I confessed that I've learned I'm not very good at it. I'm adequate at work, but I fail in the places that matter most -- in the world, in the church, most of all in my home. They nodded in commiseration. None of us is happy with his performance in these latter domains. The world cries out, I said, and so do our churches and our wives, for men who will lead, who will say "this is right, and that is wrong, and I will stand with what is right."

But instead we remain silent when good is pronounced evil, and evil, good. We pray silently in those moments, or worse, we signal agreement lest we offend anyone. We slouch in the back of our churches when volunteers are needed, and ask the women to be God's hands. Even in our own homes we expect our wives to raise the children and keep us on a good spiritual track.

The world cries out for leaders, and we build playrooms.

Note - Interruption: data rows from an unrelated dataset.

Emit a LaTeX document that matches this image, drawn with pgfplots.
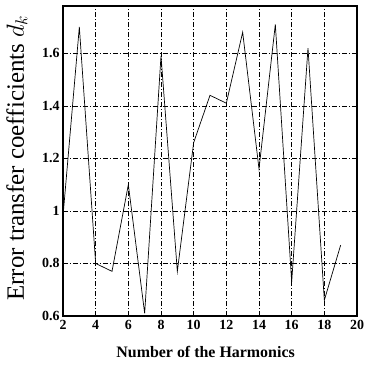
\documentclass[border=0pt]{standalone}
\usepackage{pgfplots}
\pgfplotsset{compat=1.18}
\usepackage{fontspec}
\setmainfont{Liberation Serif}
\begin{document}
\begin{tikzpicture}
\begin{axis}[
  scale only axis,
  width=294bp, height=310bp,
  xmin=2, xmax=20, ymin=0.6, ymax=1.78,
  xtick={2,4,...,20},
  xticklabels={\textbf{2},\textbf{4},\textbf{6},\textbf{8},\textbf{10},\textbf{12},\textbf{14},\textbf{16},\textbf{18},\textbf{20}},
  ytick={0.6,0.8,1,1.2,1.4,1.6},
  yticklabels={\textbf{0.6},\textbf{0.8},\textbf{1},\textbf{1.2},\textbf{1.4},\textbf{1.6}},
  major tick length=0pt,
  grid=major,
  major grid style={black, line width=0.6pt, dash pattern=on 5pt off 2pt on 1pt off 2pt},
  axis line style={line width=1.3pt},
  tick label style={font=\fontsize{14}{14}\selectfont\bfseries},
  xticklabel style={yshift=-1bp},
  xlabel={Number of the Harmonics},
  ylabel={Error transfer coefficients $d_k$},
  xlabel style={font=\fontsize{16}{16}\selectfont\bfseries, at={(axis description cs:0.485,-0.116)}, anchor=center},
  ylabel style={font=\fontsize{25}{25}\selectfont, at={(axis description cs:-0.157,0.51)}, anchor=center},
]
\addplot[black, line width=0.7pt] coordinates {
  (2,0.98) (3,1.70) (4,0.80) (5,0.77) (6,1.10) (7,0.61) (8,1.59) (9,0.77)
  (10,1.26) (11,1.44) (12,1.41) (13,1.68) (14,1.16) (15,1.71) (16,0.73)
  (17,1.62) (18,0.66) (19,0.87)
};
\end{axis}
\pgfresetboundingbox
\path[use as bounding box] (-63bp,-49bp) rectangle (303bp,316bp);
\end{tikzpicture}
\end{document}
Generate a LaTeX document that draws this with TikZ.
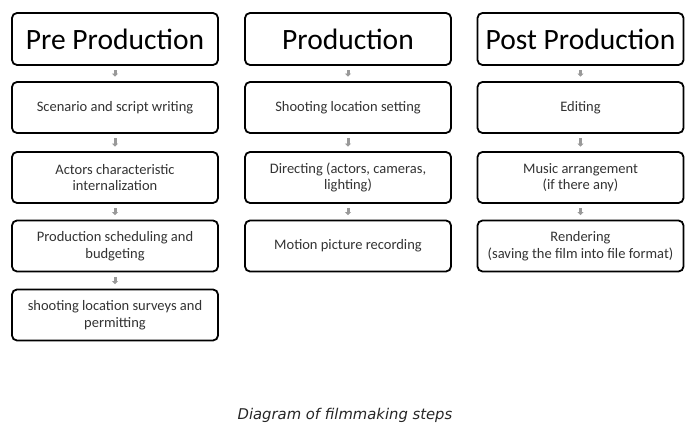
\documentclass[tikz,border=0pt]{standalone}
\usepackage{fontspec}
\setmainfont{Carlito}
\newfontfamily\capfont{DejaVu Sans}
\usetikzlibrary{arrows.meta}

\begin{document}
\begin{tikzpicture}[x=1pt,y=-1pt,
  step box/.style={draw=black,line width=1.8pt,rounded corners=5pt,fill=white,
    minimum width=206pt,minimum height=51pt,align=center,text=black!80,
    font=\fontsize{14.5}{16.5}\selectfont},
  head box/.style={step box,minimum height=52pt,text=black,
    font=\fontsize{29.5}{32}\selectfont},
  flow/.style={draw=black!40,line width=3pt,shorten >=4.5pt,shorten <=4.5pt,
    -{Triangle[width=6pt,length=3pt]}}]
\useasboundingbox (0,0) rectangle (699,427);

% pre production
\node[head box] (pre0) at (115,39) {Pre Production};
\node[step box] (pre1) at (115,107.5) {Scenario and script writing};
\node[step box] (pre2) at (115,177.5) {Actors characteristic\\internalization};
\node[step box] (pre3) at (115,246) {Production scheduling and\\budgeting};
\node[step box] (pre4) at (115,315) {shooting location surveys and\\permitting};

% production
\node[head box] (pro0) at (348,39) {Production};
\node[step box] (pro1) at (348,107.5) {Shooting location setting};
\node[step box] (pro2) at (348,177.5) {Directing (actors, cameras,\\lighting)};
\node[step box] (pro3) at (348,246) {Motion picture recording};

% post production
\node[head box] (post0) at (580.5,39) {Post Production};
\node[step box] (post1) at (580.5,107.5) {Editing};
\node[step box] (post2) at (580.5,177.5) {Music arrangement\\(if there any)};
\node[step box] (post3) at (580.5,246) {Rendering\\(saving the film into file format)};

\foreach \a/\b in {pre0/pre1,pre1/pre2,pre2/pre3,pre3/pre4,
                   pro0/pro1,pro1/pro2,pro2/pro3,
                   post0/post1,post1/post2,post2/post3}
  \draw[flow] (\a) -- (\b);

\node[font=\capfont\itshape\fontsize{14.8}{17}\selectfont,text=black!85] (cap) at (345,415) {Diagram of filmmaking steps};

\end{tikzpicture}
\end{document}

A passage of scripture that has always stuck with me is God's first conversation with Moses. God told Moses that he would use him to deliver the people of Israel from Pharaoh's rule. Moses replied by doubting God's choice of messenger. Next he asked what he was supposed to tell people who questioned his authority. Then he asked what to do if the Egyptians wouldn't listen. Then he tried to wiggle out of the task altogether by pointing out what a poor public speaker he was. Finally, Moses simply begged God to use somebody else: "Please, Lord, now send the message by whomever you will."

Anybody, that is, but me. Isn't that what we've grown accustomed to saying? Let somebody else lead. Let somebody else draw a line in the sand and declare to what is evil and destructive around us, "You will shall not pass."

Lead, or build playrooms. Which will we choose?

Posted by Woodlief on March 11, 2004 at 09:52 AM


Comments

Now you're cookin'. Keep it up! PDS

Posted by: pds at March 11, 2004 10:04 AM

Ah, but you've neglected an option. There must be followers. It does no good to have leaders if no one is willing to follow. The men lurking in the back not-volunteering at church (and dreaming of the moment they can escape to their playrooms) are neither leaders nor followers.

I suppose I see the difference between leaders and followers and those AWOL in the playrooms as being: The players say nothing. The followers say "this is right/wrong". The leaders say "this is right/wrong, and we're going to do something about it".

The world would be a mess if no one followed good leaders, and it would equally be a mess if everyone wanted to lead. There is no shame in being a follower (as long as you're actually following).

Posted by: Lucy at March 11, 2004 11:35 AM

Your make a lot of sense, Tony, but I do find heartening news in some places, such as here in the blogosphere, where some of us do take the battle of ideas very, very seriously. It's why I started doing it, really. Thousands, maybe tens or hundreds of thousands, of people have learned so much from reading issue-oriented weblogs, that has to be a good thing. It's a form of leadership, anyway.

My oldest son, who is 15, has shown quite the independent streak with his views and thoughts. Where in the world could that have come from?! I hope he keeps it going; I do try to teach him to use his brain to analyze the world around him instead of swallowing whole whatever b.s. is being flung about by our political and opinion "leaders" at the time. My dad did this for me as well. He told me 30 years ago that he only read the editorial and op-ed pages in the paper, not the news stories, because at least there was no pretending about the lack of objectivity on the op-ed pages.

Independent thinkers run in the family, I guess.

And BTW, you've got mail.

Posted by: Jeff Brokaw at March 11, 2004 12:48 PM

It's good to see you posting again. I wrestle with those same issues.
Tim

Posted by: Tim at March 11, 2004 3:08 PM

I am not good at making choices. I lead at work, I guess. You? I hope you will do both.

Posted by: LHW at March 11, 2004 4:53 PM

Just read your post from the 7th....Caroline's Birthday. I have never had any real words of comfort. I would pray for some, but I don't think an answer would be forthcoming. In my humble opinion, your sons are the comfort. And your dear wife. And your writing will help save you from even more pain. I really believe that.

Posted by: LHW at March 11, 2004 5:08 PM

Which did you choose?

Posted by: susanna at April 4, 2004 2:40 PM

I have to confess -- sometimes I choose poorly.